In multivariable calculus, a **tangent hyperplane** is akin to the tangent line we are familiar with from single-variable calculus. However, as we move to multiple dimensions, the concept extends into higher dimensions too.

A tangent hyperplane is simply a flat surface that just "touches" a given surface without intersecting it, at least on an infinitesimally small scale. It provides the best linear approximation of the surface at a specific point.

The tangent hyperplane at a point \(\mathbf{p} = (a, b, c)\) on a surface defined by a function \(f(x, y, z)\) can be expressed as:

• \(w = f(a, b, c) + f_x(a, b, c)(x-a) + f_y(a, b, c)(y-b) + f_z(a, b, c)(z-c)\)

This equation uses partial derivatives to capture how the surface behaves as each input variable changes, which is essential for creating the hyperplane.

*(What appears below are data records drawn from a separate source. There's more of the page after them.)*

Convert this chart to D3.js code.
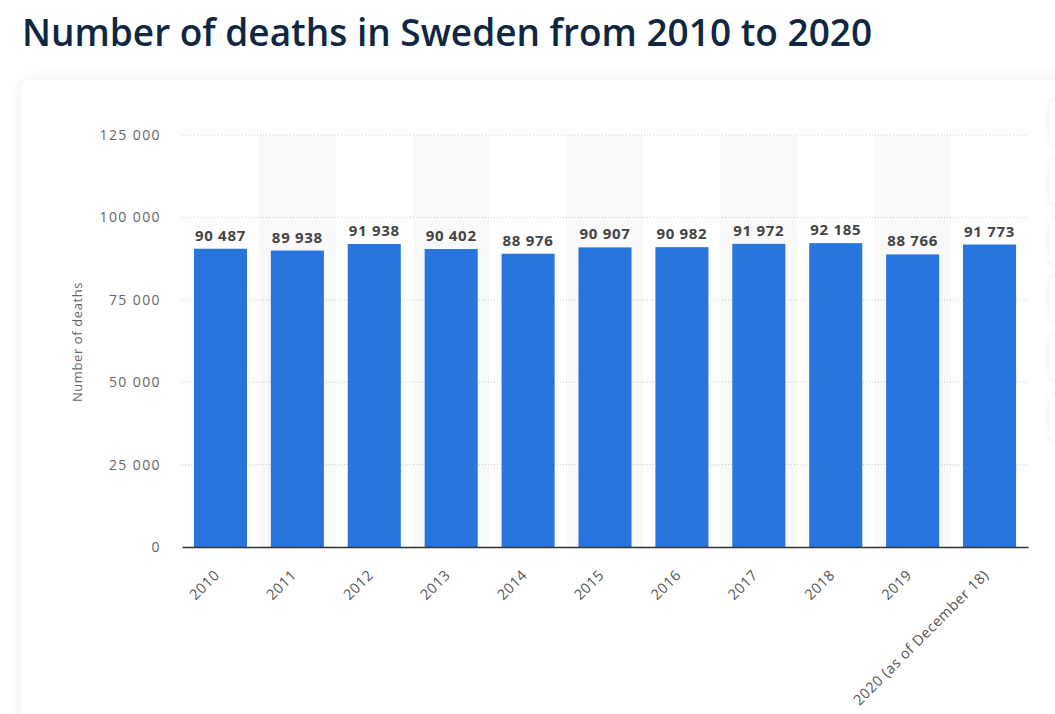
<!DOCTYPE html>
<html><head><meta charset="utf-8">
<script src="https://cdn.jsdelivr.net/npm/d3@7"></script>
<style>
html,body{margin:0;padding:0;background:#fff;width:1055px;height:714px;overflow:hidden;font-family:"Open Sans",sans-serif;}
#title{position:absolute;left:22px;top:6px;font-size:37px;font-weight:600;color:#0f2741;white-space:nowrap;}
#card{position:absolute;left:21px;top:80px;width:1100px;height:700px;background:#fff;border-radius:8px;box-shadow:0 0 18px rgba(0,0,0,0.07);}
.side{position:absolute;left:1049px;width:40px;height:44px;background:#fff;border-radius:6px;box-shadow:0 0 8px rgba(0,0,0,0.08);}
svg{position:absolute;left:0;top:0;}
</style></head><body>
<div id="title">Number of deaths in Sweden from 2010 to 2020</div>
<div id="card"></div>
<div class="side" style="top:100px"></div>
<div class="side" style="top:160px"></div>
<div class="side" style="top:219px"></div>
<div class="side" style="top:276px"></div>
<div class="side" style="top:335px"></div>
<div class="side" style="top:395px"></div>
<svg id="chart" width="1055" height="714"></svg>
<script>
const categories = ["2010","2011","2012","2013","2014","2015","2016","2017","2018","2019","2020 (as of December 18)"];
const deaths = [90487, 89938, 91938, 90402, 88976, 90907, 90982, 91972, 92185, 88766, 91773];
const yTicks = [0, 25000, 50000, 75000, 100000, 125000];

const svg = d3.select("#chart");
const pLeft = 182, pRight = 1028, pTop = 135, pBottom = 547;
const x = d3.scaleBand().domain(categories).range([pLeft, pRight]).paddingInner(0.31).paddingOuter(0.155);
const xb = d3.scaleBand().domain(categories).range([pLeft, pRight]);
const y = d3.scaleLinear().domain([0, 125000]).range([pBottom, pTop]);
const fmt = v => d3.format(",")(v).replace(/,/g, " ");

// alternating bands
svg.append("g").selectAll("rect").data(categories.filter((d,i)=>i%2===1)).join("rect")
  .attr("x", d=>xb(d)).attr("width", xb.bandwidth())
  .attr("y", pTop).attr("height", pBottom-pTop).attr("fill", "#f9f9f9");

// gridlines
svg.append("g").selectAll("line").data(yTicks.filter(d=>d>0)).join("line")
  .attr("x1", pLeft).attr("x2", pRight).attr("y1", d=>y(d)).attr("y2", d=>y(d))
  .attr("stroke", "#c8c8c8").attr("stroke-width", 1).attr("stroke-dasharray", "1,2");

// y axis labels
const yAxis = d3.axisLeft(y).tickValues(yTicks).tickFormat(fmt).tickSize(0).tickPadding(0);
const gy = svg.append("g").attr("transform", `translate(${pLeft-21},0)`).call(yAxis);
gy.select(".domain").remove();
gy.selectAll("text").attr("font-family","Open Sans, sans-serif").attr("font-size","14px")
  .attr("letter-spacing","1.4px").attr("fill","#666").attr("dy","0.32em");

// y title
svg.append("text").attr("transform", `translate(82,${(pTop+pBottom)/2 + 1}) rotate(-90)`)
  .attr("text-anchor","middle").attr("font-family","Open Sans, sans-serif").attr("font-size","13px")
  .attr("letter-spacing","0.6px").attr("fill","#666")
  .text("Number of deaths");

// bars
svg.append("g").selectAll("rect").data(categories).join("rect")
  .attr("x", d=>x(d)).attr("width", x.bandwidth())
  .attr("y", (d,i)=>y(deaths[i])).attr("height", (d,i)=>pBottom - y(deaths[i]))
  .attr("fill", "#2876dd");

// value labels
svg.append("g").selectAll("text").data(categories).join("text")
  .attr("x", d=>x(d)+x.bandwidth()/2).attr("y", (d,i)=>y(deaths[i]) - 8)
  .attr("text-anchor","middle").attr("font-family","Open Sans, sans-serif").attr("font-size","15px")
  .attr("letter-spacing","0.7px").attr("font-weight","700").attr("fill","#444")
  .text((d,i)=>fmt(deaths[i]));

// x axis
const xAxis = d3.axisBottom(xb).tickSize(0).tickPadding(0);
const gx = svg.append("g").attr("transform", `translate(0,${pBottom})`).call(xAxis);
gx.select(".domain").attr("stroke","#333").attr("stroke-width",1.5);
gx.selectAll("text").attr("font-family","Open Sans, sans-serif").attr("font-size","14.5px")
  .attr("letter-spacing","0.5px").attr("fill","#555")
  .attr("text-anchor","end").attr("dy","0")
  .attr("transform","translate(0,29) rotate(-45)");
</script>
</body></html>
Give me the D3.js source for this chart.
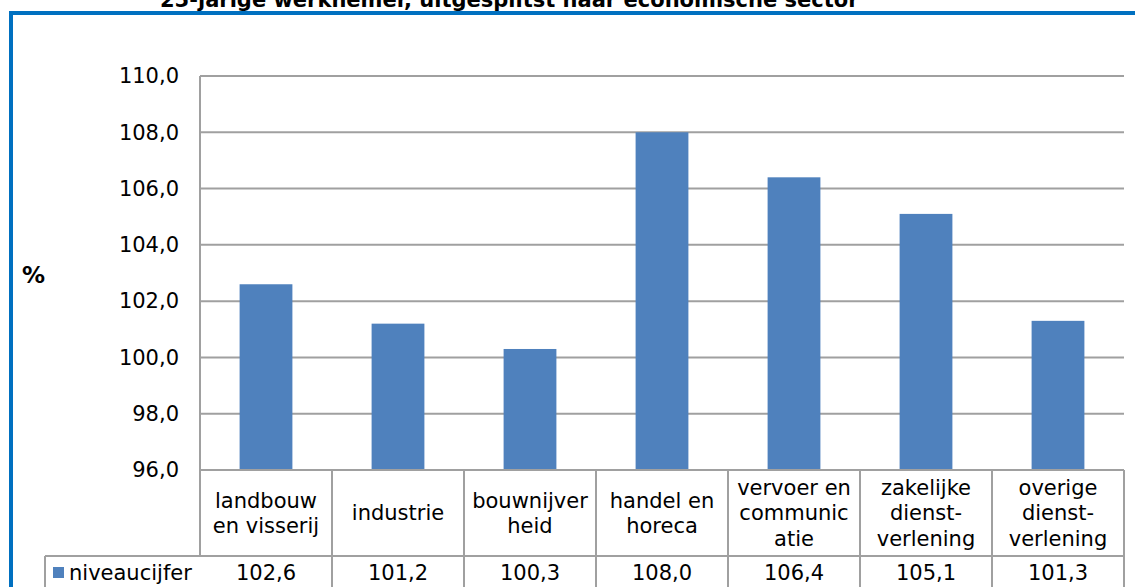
<!DOCTYPE html>
<html>
<head>
<meta charset="utf-8">
<script src="https://cdn.jsdelivr.net/npm/d3@7"></script>
<style>
  body { margin: 0; background: #fff; }
  svg { display: block; font-family: "DejaVu Sans", Verdana, sans-serif; }
</style>
</head>
<body>
<div id="chart"></div>
<script>
const categories = [
    ["landbouw", "en visserij"],
    ["industrie"],
    ["bouwnijver", "heid"],
    ["handel en", "horeca"],
    ["vervoer en", "communic", "atie"],
    ["zakelijke", "dienst-", "verlening"],
    ["overige", "dienst-", "verlening"]
];
const values = [102.6, 101.2, 100.3, 108.0, 106.4, 105.1, 101.3];
const seriesName = "niveaucijfer";
const yTicks = [96, 98, 100, 102, 104, 106, 108, 110];
const title = "25-jarige werknemer, uitgesplitst naar economische sector";

const width = 1135;
const height = 587;
const plot = { left: 200, right: 1124, top: 76, bottom: 470 };
const catRowBottom = 556;
const valRowBottom = 590;
const legendLeft = 45;
const gridColor = "#a0a0a0";
const barColor = "#4f81bd";
const fontSize = "21px";

const svg = d3.select("#chart")
    .append("svg")
    .attr("width", width)
    .attr("height", height);

// outer blue frame (partly off the page)
svg.append("rect")
    .attr("x", 11)
    .attr("y", 13)
    .attr("width", width + 20)
    .attr("height", height + 20)
    .attr("fill", "none")
    .attr("stroke", "#0070c0")
    .attr("stroke-width", 4);

// title, cut off at the top like in the source
svg.append("text")
    .attr("x", 160)
    .attr("y", 7)
    .attr("font-size", "21px")
    .attr("font-weight", "bold")
    .text(title);

const keys = categories.map(c => c.join(" "));

const xScale = d3.scaleBand()
    .domain(keys)
    .range([plot.left, plot.right])
    .paddingInner(0.6)
    .paddingOuter(0.3);

const yScale = d3.scaleLinear()
    .domain([96, 110])
    .range([plot.bottom, plot.top]);

// gridlines
svg.append("g")
    .selectAll("line")
    .data(yTicks)
    .join("line")
    .attr("x1", plot.left)
    .attr("x2", plot.right)
    .attr("y1", d => yScale(d))
    .attr("y2", d => yScale(d))
    .attr("stroke", gridColor)
    .attr("stroke-width", 2);

// y axis labels
const yAxis = svg.append("g")
    .attr("transform", `translate(${plot.left}, 0)`)
    .call(d3.axisLeft(yScale)
        .tickValues(yTicks)
        .tickSize(0)
        .tickPadding(21)
        .tickFormat(d => d.toFixed(1).replace(".", ",")));
yAxis.select(".domain").remove();
yAxis.selectAll("text")
    .attr("font-size", fontSize)
    .attr("font-family", "DejaVu Sans, Verdana, sans-serif")
    .attr("fill", "#000");

svg.append("line")
    .attr("x1", plot.left).attr("x2", plot.left)
    .attr("y1", plot.top).attr("y2", catRowBottom)
    .attr("stroke", gridColor).attr("stroke-width", 2);

svg.append("text")
    .attr("x", 22)
    .attr("y", 275)
    .attr("dy", "0.35em")
    .attr("font-size", "23px")
    .attr("font-weight", "bold")
    .text("%");

// bars
svg.append("g")
    .selectAll("rect")
    .data(values)
    .join("rect")
    .attr("x", (d, i) => xScale(keys[i]))
    .attr("width", xScale.bandwidth())
    .attr("y", d => yScale(d))
    .attr("height", d => yScale(96) - yScale(d))
    .attr("fill", barColor);

// data table under the plot
const step = xScale.step();
const colEdges = d3.range(keys.length + 1).map(i => plot.left + i * step);

const table = svg.append("g")
    .attr("stroke", gridColor)
    .attr("stroke-width", 2);

table.append("line")
    .attr("x1", plot.left).attr("x2", plot.right)
    .attr("y1", plot.bottom).attr("y2", plot.bottom);
table.append("line")
    .attr("x1", legendLeft).attr("x2", plot.right)
    .attr("y1", catRowBottom).attr("y2", catRowBottom);
table.append("line")
    .attr("x1", legendLeft).attr("x2", legendLeft)
    .attr("y1", catRowBottom).attr("y2", valRowBottom);
table.selectAll(".sep")
    .data(colEdges.slice(1))
    .join("line")
    .attr("class", "sep")
    .attr("x1", d => d).attr("x2", d => d)
    .attr("y1", plot.bottom).attr("y2", valRowBottom);

const catMid = (plot.bottom + catRowBottom) / 2;
const lineH = 25.5;

categories.forEach((lines, i) => {
    const cx = xScale(keys[i]) + xScale.bandwidth() / 2;
    const t = svg.append("text")
        .attr("text-anchor", "middle")
        .attr("font-size", fontSize);
    lines.forEach((ln, j) => {
        t.append("tspan")
            .attr("x", cx)
            .attr("y", catMid + (j - (lines.length - 1) / 2) * lineH)
            .attr("dy", "0.35em")
            .text(ln);
    });
});

const valMid = 573;
svg.append("g")
    .selectAll("text")
    .data(values)
    .join("text")
    .attr("x", (d, i) => xScale(keys[i]) + xScale.bandwidth() / 2)
    .attr("y", valMid)
    .attr("dy", "0.35em")
    .attr("text-anchor", "middle")
    .attr("font-size", fontSize)
    .text(d => d.toFixed(1).replace(".", ","));

// legend key
svg.append("rect")
    .attr("x", 53)
    .attr("y", 567)
    .attr("width", 11)
    .attr("height", 11)
    .attr("fill", barColor);
svg.append("text")
    .attr("x", 69)
    .attr("y", valMid)
    .attr("dy", "0.35em")
    .attr("font-size", fontSize)
    .text(seriesName);
</script>
</body>
</html>
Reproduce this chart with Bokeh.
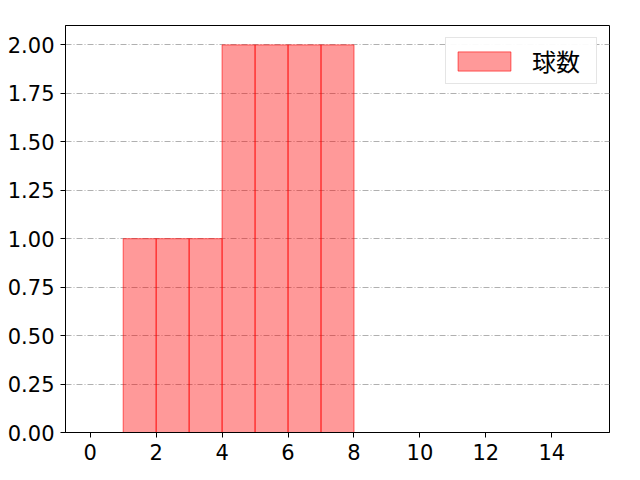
from bokeh.plotting import figure
from bokeh.models import FixedTicker, NumeralTickFormatter, Range1d, Legend, LegendItem
from bokeh.embed import file_html
from bokeh.resources import INLINE

bin_left = [1, 2, 3, 4, 5, 6, 7]
bin_right = [2, 3, 4, 5, 6, 7, 8]
counts = [1, 1, 1, 2, 2, 2, 2]
x_ticks = [0, 2, 4, 6, 8, 10, 12, 14]
y_ticks = [0, 0.25, 0.5, 0.75, 1.0, 1.25, 1.5, 1.75, 2.0]
label = "球数"

p = figure(width=640, height=480, output_backend="svg", toolbar_location=None,
           x_range=Range1d(-0.75, 15.75), y_range=Range1d(0, 2.1),
           min_border_left=65, min_border_right=31, min_border_top=25, min_border_bottom=48)

r = p.quad(left=bin_left, right=bin_right, bottom=0, top=counts,
           fill_color="red", fill_alpha=0.4, line_color="red", line_alpha=0.6, line_width=1)

p.xgrid.visible = False
p.ygrid.grid_line_color = "#b0b0b0"
p.ygrid.grid_line_dash = "6 2 1 2"
p.ygrid.grid_line_width = 1

p.xaxis.ticker = FixedTicker(ticks=x_ticks)
p.yaxis.ticker = FixedTicker(ticks=y_ticks)
p.yaxis.formatter = NumeralTickFormatter(format="0.00")
for ax in (p.xaxis, p.yaxis):
    ax.major_label_text_font = "DejaVu Sans"
    ax.major_label_text_font_size = "21px"
    ax.major_label_text_color = "black"
    ax.minor_tick_line_color = None
    ax.major_tick_out = 5
    ax.major_tick_in = 0
    ax.axis_line_color = "black"
    ax.major_tick_line_color = "black"
p.xaxis.major_label_standoff = 6
p.yaxis.major_label_standoff = 6

p.outline_line_color = "black"
p.outline_line_alpha = 1
p.outline_line_width = 1

legend = Legend(items=[LegendItem(label=label, renderers=[r])], location="top_right",
                label_text_font="Noto Sans CJK JP", label_text_font_size="24px",
                label_text_color="black", label_height=24, label_width=59,
                glyph_width=66, glyph_height=24, label_standoff=15,
                border_line_color="#cccccc", border_line_width=1,
                padding=5, margin=12, spacing=0)
p.add_layout(legend)

open("out.html", "w").write(file_html(p, INLINE))
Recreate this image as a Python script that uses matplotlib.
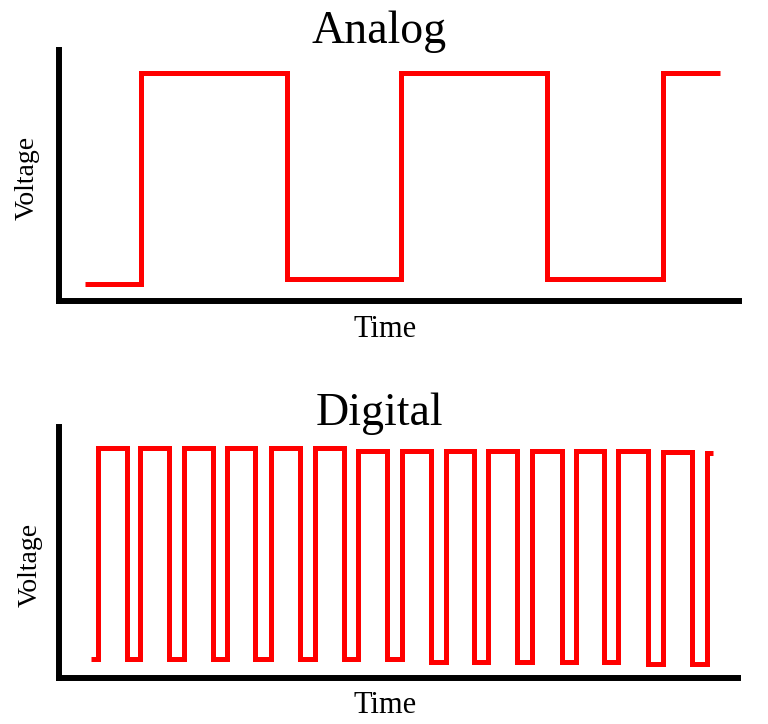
import numpy as np
import matplotlib
matplotlib.use("Agg")
import matplotlib.pyplot as plt

plt.rcParams['font.family'] = ['Liberation Serif', 'DejaVu Serif']

# Analog panel: switching times and voltage level after each switch
analog_times = [0.38, 1.21, 3.35, 5.03, 7.18, 8.88, 9.72]
analog_levels = [0.68, 9.08, 0.88, 9.08, 0.88, 9.08, 9.08]

# Digital panel: start, alternating rise/fall times, end
digital_times = [0.485, 0.574, 1.015, 1.206, 1.632, 1.853, 2.279, 2.485,
                 2.897, 3.132, 3.559, 3.779, 4.206, 4.412, 4.838, 5.059,
                 5.485, 5.706, 6.118, 6.324, 6.750, 6.971, 7.412, 7.618,
                 8.029, 8.235, 8.676, 8.897, 9.324, 9.544, 9.632]
digital_lows = [0.76] * 8 + [0.64] * 5 + [0.56] * 2
digital_highs = [9.16] * 6 + [9.04] * 7 + [9.0, 8.96]


def interleave(lows, highs):
    levels = []
    for lo, hi in zip(lows, highs):
        levels += [lo, hi]
    levels.append(highs[-1])
    return levels


def style_axes(ax):
    for side in ('top', 'right'):
        ax.spines[side].set_visible(False)
    for side in ('left', 'bottom'):
        ax.spines[side].set_linewidth(4.3)
        ax.spines[side].set_color('black')
        ax.spines[side].set_capstyle('projecting')
    ax.set_xticks([])
    ax.set_yticks([])
    ax.set_xlim(0, 10)
    ax.set_ylim(0, 10)


fig = plt.figure(figsize=(7.68, 7.24), dpi=100)

ax1 = fig.add_axes([59 / 768, 1 - 301 / 724, 680 / 768, 251 / 724])
ax2 = fig.add_axes([58.5 / 768, 1 - 678 / 724, 679.5 / 768, 251 / 724])

ax1.plot(analog_times, analog_levels, drawstyle='steps-post', color='red',
         lw=3.6, solid_joinstyle='miter', solid_capstyle='butt')
ax2.plot(digital_times, interleave(digital_lows, digital_highs),
         drawstyle='steps-post', color='red', lw=3.6,
         solid_joinstyle='miter', solid_capstyle='butt')

for ax in (ax1, ax2):
    style_axes(ax)

fig.text(379 / 768, 1 - 43 / 724, 'Analog', fontsize=33, ha='center', va='baseline')
fig.text(379 / 768, 1 - 425 / 724, 'Digital', fontsize=33, ha='center', va='baseline')
fig.text(385 / 768, 1 - 337 / 724, 'Time', fontsize=22, ha='center', va='baseline')
fig.text(385 / 768, 1 - 713 / 724, 'Time', fontsize=22, ha='center', va='baseline')
fig.text(27 / 768, 1 - 178 / 724, 'Voltage', fontsize=20, rotation=90,
         ha='center', va='center')
fig.text(30 / 768, 1 - 565 / 724, 'Voltage', fontsize=20, rotation=90,
         ha='center', va='center')

fig.savefig('out.png', dpi=100)
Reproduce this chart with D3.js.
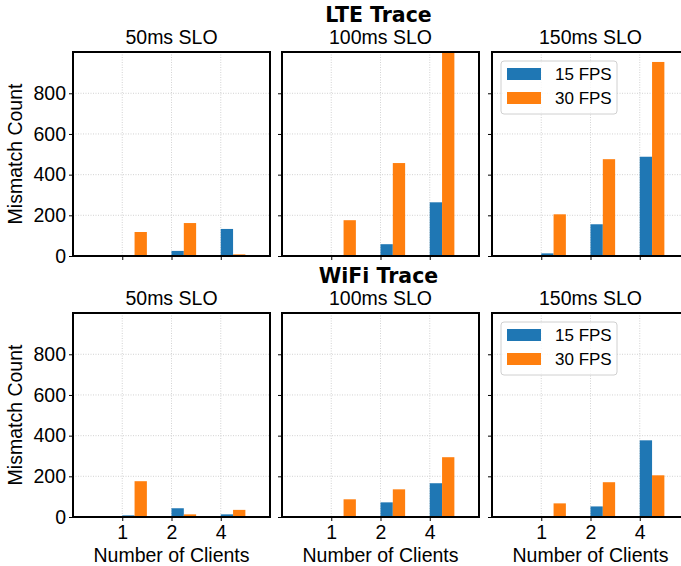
<!DOCTYPE html>
<html>
<head>
<meta charset="utf-8">
<script src="https://cdn.jsdelivr.net/npm/d3@7"></script>
<style>
body { margin: 0; background: #fff; }
text { font-family: "Liberation Sans", Arial, sans-serif; }
</style>
</head>
<body>
<script>
// data
var clients = ["1", "2", "4"];
var slos = ["50ms SLO", "100ms SLO", "150ms SLO"];
var seriesNames = ["15 FPS", "30 FPS"];
var colors = ["#1f77b4", "#ff7f0e"];
var yTicks = [0, 200, 400, 600, 800];

// LTE, per SLO, per client
var lte15 = [[0, 25, 133], [0, 58, 264], [13, 156, 488]];
var lte30 = [[118, 162, 8], [176, 457, 1010], [205, 476, 954]];
// WiFi
var wifi15 = [[8, 43, 13], [0, 72, 166], [0, 52, 377]];
var wifi30 = [[176, 13, 35], [87, 136, 294], [67, 171, 205]];

var rows = [
    { title: "LTE Trace", s15: lte15, s30: lte30, top: 52 },
    { title: "WiFi Trace", s15: wifi15, s30: wifi30, top: 313 }
];

var W = 681, H = 566;
var panelW = 197, panelH = 204;
var panelX = [73, 282, 492];

var svg = d3.select("body").append("svg")
    .attr("width", W)
    .attr("height", H);

var x = d3.scaleLinear().domain([-1, 3]).range([0, panelW]);
var y = d3.scaleLinear().domain([0, 1003]).range([panelH, 0]);

rows.forEach(function(row, r) {
    svg.append("text")
        .attr("x", panelX[1] + panelW / 2 - 2)
        .attr("y", row.top - 30)
        .attr("text-anchor", "middle")
        .style("font-family", "'DejaVu Sans', sans-serif")
        .style("font-weight", "bold")
        .style("font-size", "20.5px")
        .text(row.title);

    slos.forEach(function(slo, p) {
        var g = svg.append("g")
            .attr("transform", "translate(" + panelX[p] + "," + row.top + ")");

        g.append("defs").append("clipPath")
            .attr("id", "clip" + r + p)
            .append("rect")
            .attr("width", panelW).attr("height", panelH);

        // grid
        g.append("g").selectAll("line.gx")
            .data(clients).enter().append("line")
            .attr("x1", (d, i) => x(i)).attr("x2", (d, i) => x(i))
            .attr("y1", 0).attr("y2", panelH)
            .attr("stroke", "#c8c8c8").attr("stroke-width", 0.8)
            .attr("stroke-dasharray", "1,1.5");
        g.append("g").selectAll("line.gy")
            .data(yTicks.slice(1)).enter().append("line")
            .attr("x1", 0).attr("x2", panelW)
            .attr("y1", d => y(d)).attr("y2", d => y(d))
            .attr("stroke", "#c8c8c8").attr("stroke-width", 0.8)
            .attr("stroke-dasharray", "1,1.5");

        var bars = g.append("g").attr("clip-path", "url(#clip" + r + p + ")");
        [row.s15[p], row.s30[p]].forEach(function(vals, s) {
            bars.selectAll("rect.s" + s)
                .data(vals).enter().append("rect")
                .attr("x", (d, i) => x(i + s * 0.25))
                .attr("width", x(0.25) - x(0))
                .attr("y", d => y(d))
                .attr("height", d => panelH - y(d))
                .attr("fill", colors[s]);
        });

        // axes
        var yAxis = d3.axisLeft(y).tickValues(yTicks).tickSize(4).tickPadding(3);
        if (p > 0) yAxis.tickFormat("");
        var ya = g.append("g").call(yAxis);
        ya.select(".domain").remove();
        ya.selectAll("text").style("font-size", "19.5px").attr("fill", "#000");

        var xAxis = d3.axisBottom(x).tickValues([0, 1, 2])
            .tickFormat(r == 1 ? (d => clients[d]) : "")
            .tickSize(4).tickPadding(4);
        var xa = g.append("g").attr("transform", "translate(0," + panelH + ")").call(xAxis);
        xa.select(".domain").remove();
        xa.selectAll("text").style("font-size", "19.5px").attr("fill", "#000");

        g.append("rect")
            .attr("width", panelW).attr("height", panelH)
            .attr("fill", "none").attr("stroke", "#000").attr("stroke-width", 2);

        g.append("text")
            .attr("x", panelW / 2).attr("y", -8)
            .attr("text-anchor", "middle")
            .style("font-size", "19.5px")
            .text(slo);

        if (r == 1) {
            g.append("text")
                .attr("x", panelW / 2).attr("y", panelH + 45)
                .attr("text-anchor", "middle")
                .style("font-size", "19.5px")
                .text("Number of Clients");
        }

        if (p == 0) {
            g.append("text")
                .attr("transform", "translate(-51," + panelH / 2 + ") rotate(-90)")
                .attr("text-anchor", "middle")
                .style("font-size", "19.5px")
                .text("Mismatch Count");
        }

        if (p == 2) {
            var lg = g.append("g").attr("transform", "translate(9,9)");
            lg.append("rect")
                .attr("width", 116).attr("height", 53).attr("rx", 3)
                .attr("fill", "#fff").attr("fill-opacity", 0.8)
                .attr("stroke", "#d0d0d0").attr("stroke-width", 1);
            seriesNames.forEach(function(name, s) {
                lg.append("rect")
                    .attr("x", 6).attr("y", 7 + s * 24)
                    .attr("width", 34).attr("height", 12)
                    .attr("fill", colors[s]);
                lg.append("text")
                    .attr("x", 54).attr("y", 19 + s * 24)
                    .style("font-size", "17px")
                    .text(name);
            });
        }
    });
});
</script>
</body>
</html>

**Partial derivatives** are the building blocks for understanding how multivariable functions change. When we compute a partial derivative of a function like \(f(x, y, z)\), we find how the function changes concerning one variable while keeping the other variables constant.

In our example:

• \(f_x(x, y, z) = 6x + z^2\) assesses changes along the \(x\)-axis.
• \(f_y(x, y, z) = -4y\) focuses on changes along the \(y\)-axis.
• \(f_z(x, y, z) = 2xz\) relates to changes along the \(z\)-axis.

When evaluating these at a specific point, such as \((1, 2, -1)\), they reveal how the surface bends or slopes in multiple directions at that pinpoint location, which is crucial for defining the tangent hyperplane.

The **surface equation** in multivariable calculus describes a 3D object using a function of several variables. In this case, \(f(x, y, z) = 3x^2 - 2y^2 + xz^2\) represents a surface in a 3D space.

Understanding how this surface looks at various points requires using principles like partial derivatives. At the point \(\mathbf{p} = (1, 2, -1)\), we evaluate not only its function value but also its first-order partial derivatives.

The calculation of these values provides information essential for higher concept evaluations, such as forming a tangent hyperplane that approximates our surface locally at point \(\mathbf{p}\). This gives insight into the behavior and shape of the surface.

**Function evaluation** involves computing the value of a function at a specific point to understand the characteristics of a surface at that location. For the function \((f(x, y, z) = 3x^2 - 2y^2 + xz^2)\), computing it at \(\mathbf{p} = (1, 2, -1)\) tells us the height or depth of the surface at that exact point.

From our calculations, \(f(1, 2, -1) = 3 - 8 + 1 = -4\). This result is critical because it determines where the tangent hyperplane will be anchored in a vertical sense.

By combining this height with slopes determined by the partial derivatives, we form a tangent hyperplane equation to closely approximate the behavior of the surface around that point.